Walmart continues to capture about a quarter of the grocery business, but aggressive expansion by Aldi, the proposed Kroger-Albertsons merger and other developments could reshape the market shares.
Walmart, leveraging its vast network of stores and robust e-commerce platform, continues to hold a commanding presence in the grocery sector. Walmart's e-commerce, particularly store-fulfilled services, is experiencing rapid growth, with projections indicating profitability in the near term. Additionally, Walmart's strategic investments in digital advertising, membership programs, and supply chain automation are driving its competitive edge.
Sam's Club is also contributing to the company's dominance. The chain plans to open 30 new stores and modernize its supply chain with advanced automation. This expansion, coupled with increased membership, particularly among younger demographics like Gen Z, positions Sam's Club as a strong competitor in the warehouse club segment. The focus on modernizing operations and expanding its footprint further solidifies Walmart's overall market strength.
Between Walmart and Sam's Club, the company holds 25.7 percent of the grocery business, according to data from Supermarket News. Walmart registers 21.4 percent, with Sam’s Club (fifth individually) contributing an additional 4.3 percent.
Kroger maintains the number two position at 8.9 percent. Albertsons captures another 5.5 percent (in fourth, with Costco third with 8.3 percent). The merger, if approved, would theoretically give the combined company 14.4 percent of the market, but the merger would require divestiture of some stores and assets, likely lowering that number somewhat.
The two companies have already spent an estimated $864 million attempting the merger, with a potential $600 million additional outlay from Kroger to Albertsons if the merger fails.
The merger is valued at just under $25 billion. The Federal Trade Commission, along with 11 state attorneys general, have challenged the proposal.
From outside the top 5, Aldi is making a push with 800 new store openings planned.
This expansion is part of Aldi's broader strategy to increase its footprint across the U.S., offering competitive pricing and a streamlined shopping experience. The retailer aims to capitalize on its value proposition, challenging established players like Walmart and Kroger in the grocery sector.
Aldi's growth strategy focuses on offering high-quality products at lower prices, which is facilitated by its efficient supply chain and private-label products.

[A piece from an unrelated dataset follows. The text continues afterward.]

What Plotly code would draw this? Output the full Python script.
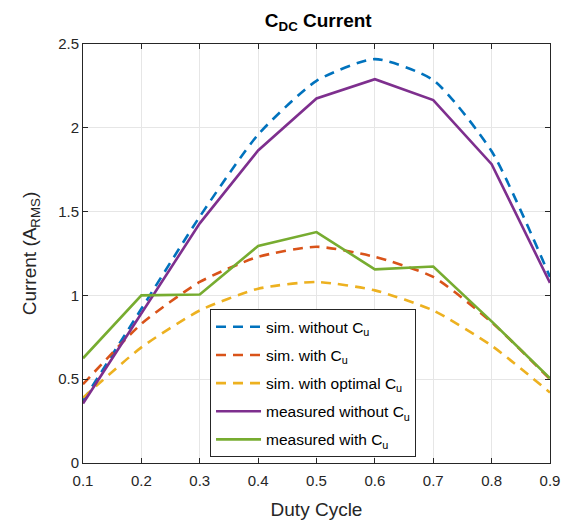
import plotly.graph_objects as go

duty = [0.1, 0.2, 0.3, 0.4, 0.5, 0.6, 0.7, 0.8, 0.9]
sim_without = [0.37, 0.92, 1.47, 1.96, 2.28, 2.41, 2.285, 1.86, 1.11]
sim_with = [0.47, 0.83, 1.08, 1.23, 1.29, 1.23, 1.11, 0.84, 0.50]
sim_optimal = [0.39, 0.69, 0.91, 1.04, 1.08, 1.03, 0.91, 0.70, 0.42]
meas_without = [0.355, 0.89, 1.43, 1.865, 2.175, 2.29, 2.165, 1.783, 1.075]
meas_with = [0.625, 1.0, 1.005, 1.295, 1.378, 1.155, 1.172, 0.845, 0.505]

names = ["sim. without C<sub>u</sub>", "sim. with C<sub>u</sub>", "sim. with optimal C<sub>u</sub>",
         "measured without C<sub>u</sub>", "measured with C<sub>u</sub>"]
colors = ["#0072BD", "#D95319", "#EDB120", "#7E2F8E", "#77AC30"]

fig = go.Figure()
series = [sim_without, sim_with, sim_optimal, meas_without, meas_with]
for i, ys in enumerate(series):
    dashed = i < 3
    fig.add_trace(go.Scatter(
        x=duty, y=ys, mode="lines", name=names[i], legendgroup=f"g{i}",
        line=dict(color=colors[i], width=2.6,
                  dash="10px,7px" if dashed else "solid",
                  shape="spline" if dashed else "linear", smoothing=0.6),
    ))

font = "Liberation Sans, Arial, Helvetica, sans-serif"
axis_common = dict(showgrid=True, gridcolor="#e6e6e6", gridwidth=1,
                   showline=True, linecolor="#262626", linewidth=1, mirror="ticks",
                   ticks="inside", ticklen=5, tickcolor="#262626",
                   zeroline=False, automargin=False, tickfont=dict(size=15))
# page body adds an 8px offset, so figure is sized 561x515
fig.update_layout(
    width=561, height=515,
    margin=dict(l=75, r=19, t=36, b=60),
    paper_bgcolor="white", plot_bgcolor="white",
    font=dict(family=font, color="#262626", size=15),
    title=dict(text="<b>C<sub>DC</sub> Current</b>", x=0.553, xanchor="center",
               y=0.976, yanchor="middle", font=dict(size=19, color="black")),
    xaxis=dict(range=[0.1, 0.9], tickvals=duty, ticktext=[f"{v:.1f}" for v in duty],
               title=dict(text="Duty Cycle", font=dict(size=19), standoff=14),
               ticklabelstandoff=4,
               **axis_common),
    yaxis=dict(range=[0, 2.5], tickvals=[0, 0.5, 1, 1.5, 2, 2.5],
               ticktext=["0", "0.5", "1", "1.5", "2", "2.5"],
               title=dict(text="Current (A<sub>RMS</sub>)", font=dict(size=19), standoff=16),
               **axis_common),
    legend=dict(x=0.272, y=0.367, xanchor="left", yanchor="top",
                bgcolor="white", bordercolor="#262626", borderwidth=1,
                font=dict(size=15.5, color="black"), tracegroupgap=5,
                itemwidth=45),
    showlegend=True,
)

fig.write_html("out.html")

Aldi's continued expansion and aggressive store opening plans highlight its commitment to gaining a larger share of the U.S. grocery market.
Aldi's influence is not limited to the U.S.; it has a substantial presence in Europe, where it originated. Aldi's global reach and consistent growth underscore its potential to become a dominant player in the global grocery industry.
While smaller individually, regional grocery chains like Publix, H-E-B, and Wegmans maintain strong market positions through localized strategies and strong community connections. These chains focus on high-quality products, excellent customer service, and regional preferences to attract and retain customers. Their ability to adapt quickly to market changes and customer needs gives them a competitive edge in their respective regions.
Costco remains a significant player in the grocery market, known for its bulk-selling model and membership-based approach. The company's efficient supply chain and strong private-label offerings, ensures its continued relevance in the market. Costco's expansion into new markets and investment in e-commerce capabilities further strengthen its position as the primary warehouse-type competitor to Sam’s Club.
Amazon's acquisition of Whole Foods marked its serious entry into the grocery market. With Amazon Fresh, the company leverages its vast logistics network to offer same-day delivery of groceries. Whole Foods' focus on organic and high-quality products complements Amazon's e-commerce prowess, making it a unique competitor in the grocery sector. Between Whole Foods and online orders through Amazon, the company controls between 2 and 3 percent of the market.
Target is also expanding their grocery offerings, integrating them with its broader retail strategy of attracting customers with a convenient one-stop-shop experience. The company's focus on private-label brands and competitive pricing, along with a robust online shopping platform, positions it well in the market. Target's investments in supply chain improvements and store remodels continue to drive growth in its grocery segment.